Investasi listrik swasta terbuka lebar, tapi iklim investasi kurang kondusif



JAKARTA. Peluang pengembangan listrik oleh perusahaan swasta non-PLN di Indonesia masih terbuka lebar. Sebab dalam rencana umum pengembangan tenaga listrik PLN tahun 2010-2019, produsen listrik swasta diberi mandat untuk menghasilkan listrik sebanyak 30.000 MW.

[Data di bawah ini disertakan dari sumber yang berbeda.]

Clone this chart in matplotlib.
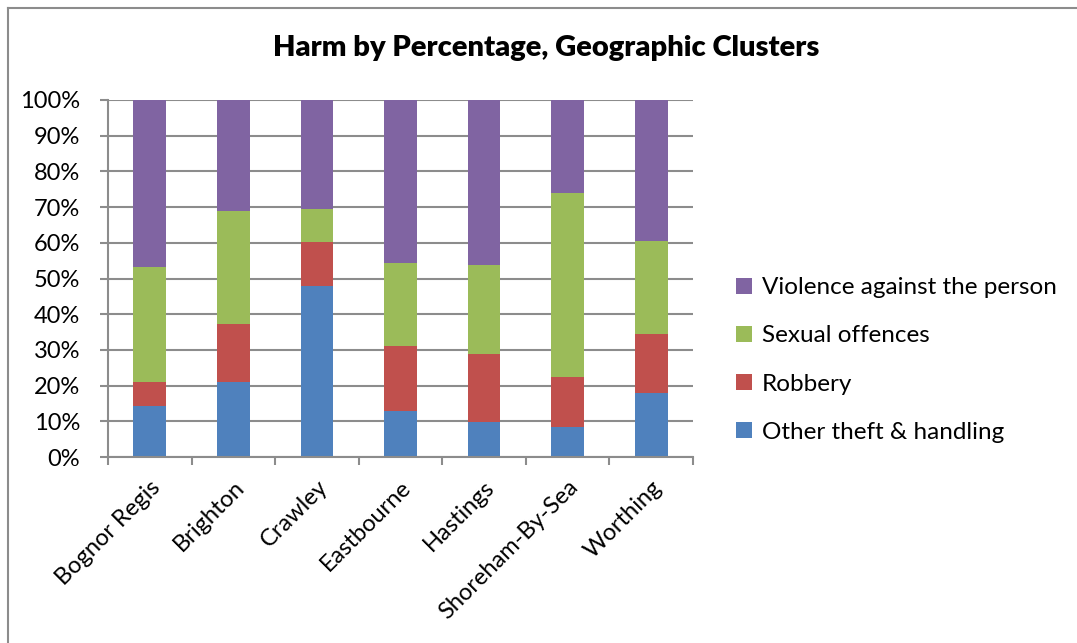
import matplotlib
matplotlib.use("Agg")
import matplotlib.pyplot as plt
from matplotlib.lines import Line2D
from matplotlib.ticker import FixedLocator, PercentFormatter
import numpy as np

# Data: share of harm by offence type, per geographic cluster (percent)
clusters = ["Bognor Regis", "Brighton", "Crawley", "Eastbourne",
            "Hastings", "Shoreham-By-Sea", "Worthing"]
other_theft = [14.2, 20.9, 48.0, 13.0, 9.7, 8.4, 17.8]
robbery = [6.7, 16.3, 12.3, 18.1, 19.1, 14.0, 16.6]
sexual_offences = [32.3, 31.7, 9.1, 23.2, 24.9, 51.5, 26.0]
violence = [46.8, 31.1, 30.6, 45.7, 46.3, 26.1, 39.6]

series_names = ["Other theft & handling", "Robbery",
                "Sexual offences", "Violence against the person"]
series_values = [other_theft, robbery, sexual_offences, violence]
series_colors = ["#4F81BD", "#C0504D", "#9BBB59", "#8064A2"]

FONT = "Lato"
GRID = "#8C8C8C"
TXT = 17

W, H = 1077, 643
fig = plt.figure(figsize=(W / 100, H / 100), dpi=100)
fig.patch.set_facecolor("white")

# Chart frame (left and top edges)
fig.add_artist(Line2D([7.5 / W, 7.5 / W], [0, 1 - 8 / H],
                      transform=fig.transFigure, color="#8C8C8C", lw=1.5))
fig.add_artist(Line2D([7.5 / W, 1], [1 - 8 / H, 1 - 8 / H],
                      transform=fig.transFigure, color="#8C8C8C", lw=1.5))

# Plot area in pixel terms
left, right, top, bottom = 108, 693, 100, 457
ax = fig.add_axes([left / W, 1 - bottom / H, (right - left) / W, (bottom - top) / H])

x = np.arange(len(clusters))
base = np.zeros(len(clusters))
bars = []
for name, vals, col in zip(series_names, series_values, series_colors):
    b = ax.bar(x, vals, width=0.39, bottom=base, color=col, label=name,
               edgecolor="none", zorder=3)
    bars.append(b)
    base = base + np.array(vals)

ax.set_xlim(-0.5, len(clusters) - 0.5)
ax.set_ylim(0, 100)

ax.yaxis.set_major_locator(FixedLocator(np.arange(0, 101, 10)))
ax.yaxis.set_major_formatter(PercentFormatter(decimals=0))
ax.yaxis.grid(True, color=GRID, lw=1.5, zorder=0)
ax.set_axisbelow(True)

ax.set_xticks(x)
ax.set_xticklabels(clusters, rotation=45, ha="right", rotation_mode="anchor",
                   fontsize=TXT, family=FONT)
ax.set_xticks(np.arange(-0.5, len(clusters)), minor=True)
ax.tick_params(axis="x", which="major", length=0, pad=14)
ax.tick_params(axis="x", which="minor", length=6, width=1.5, color=GRID)
ax.tick_params(axis="y", length=6, width=1.5, color=GRID, pad=14)
for lbl in ax.get_yticklabels():
    lbl.set_fontsize(TXT)
    lbl.set_family(FONT)

for s in ["top", "right"]:
    ax.spines[s].set_visible(False)
for s in ["left", "bottom"]:
    ax.spines[s].set_color(GRID)
    ax.spines[s].set_linewidth(1.5)
    ax.spines[s].set_zorder(4)

fig.text(546 / W, 1 - 48 / H, "Harm by Percentage, Geographic Clusters",
         ha="center", va="center", fontsize=21, fontweight="heavy", family=FONT)

handles = [b.patches[0] for b in bars][::-1]
labels = series_names[::-1]
leg = fig.legend(handles, labels, loc="center left",
                 bbox_to_anchor=(736 / W, 1 - 360 / H), frameon=False,
                 borderpad=0, borderaxespad=0,
                 prop={"family": FONT, "size": 17.5}, handlelength=0.65,
                 handleheight=0.65, handletextpad=0.4, labelspacing=1.12)

fig.savefig("out.png", dpi=100, facecolor="white")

Hanya saja, iklim investasi pengembangan listrik swasta masih kurang kondisif sehingga perusahaan swasta kurang progresif memanfatkan peluang tersebut. Berdasarkan catatan Ketua Umum Asosiasi Produsen Listrik Swasta Indonesia, A.Santoso, dari 30.000 MW tersebut, saat ini baru 16% atau sekitar 4.718 Mw pengbangkit listrik swasta yang sudah beroperasi.

Sisanya, sebanyak 14% atau 4.481 Mw pembangkit swasta yang masih dalam proses konstruksi. Dan sebagian besar, yaitu 70% atau sekitar 20.000 Mw, masih dalam proses tender.


Dari pembangkit swasta yang sudah beroperasi dan sedang dalam proses konstruksi, kata Santoso, nilai investasi untuk tiap 1 Mw sekitar US$ 1,5 juta.

Santoso bilang, minat swasta untuk memproduski listrik sebenarnya sangat besar. Hanya saja masih terkendala oleh sejumlah hambatan. "Saya sudah minta, PLN perlu menempatkan kami sebagai mitra. Terus, peraturan-peraturan yang mendukung juga harus lebih sederhana, jangan terlalu birokratis. Pemda juga harus mendukung karena listrik ini sebagai pemicu perekonomian di daerah," tutur Santoso kepada KONTAN.

Kendala tersebut antara lain harga beli listrik yang ditawarkan oleh PLN kepada swasta masih rendah yaitu Rp 700-800/Kwh. "Harga tersebut kurang mendorong minat investor untuk berinvestasi," ujarnya.

Dalam rencana umum penyediaan tenaga listrik tahun 2010-2029 disebutkan bahwa tambahan kebutuhan listrik di Indonesia mencapai 55.000 MW. Menurut Ketua Bidang Penunjang Ketenagalistrikan, Masyarakat Kelistrikan Indonesia Djuniarman Djulkifli sebelumnya, dari total tambahan tersebut, sebanyak 32.000 MW (57%) akan dibangun oleh PLN, sedangkan 23.500 Mw dibangun oleh produsen listrik swasta.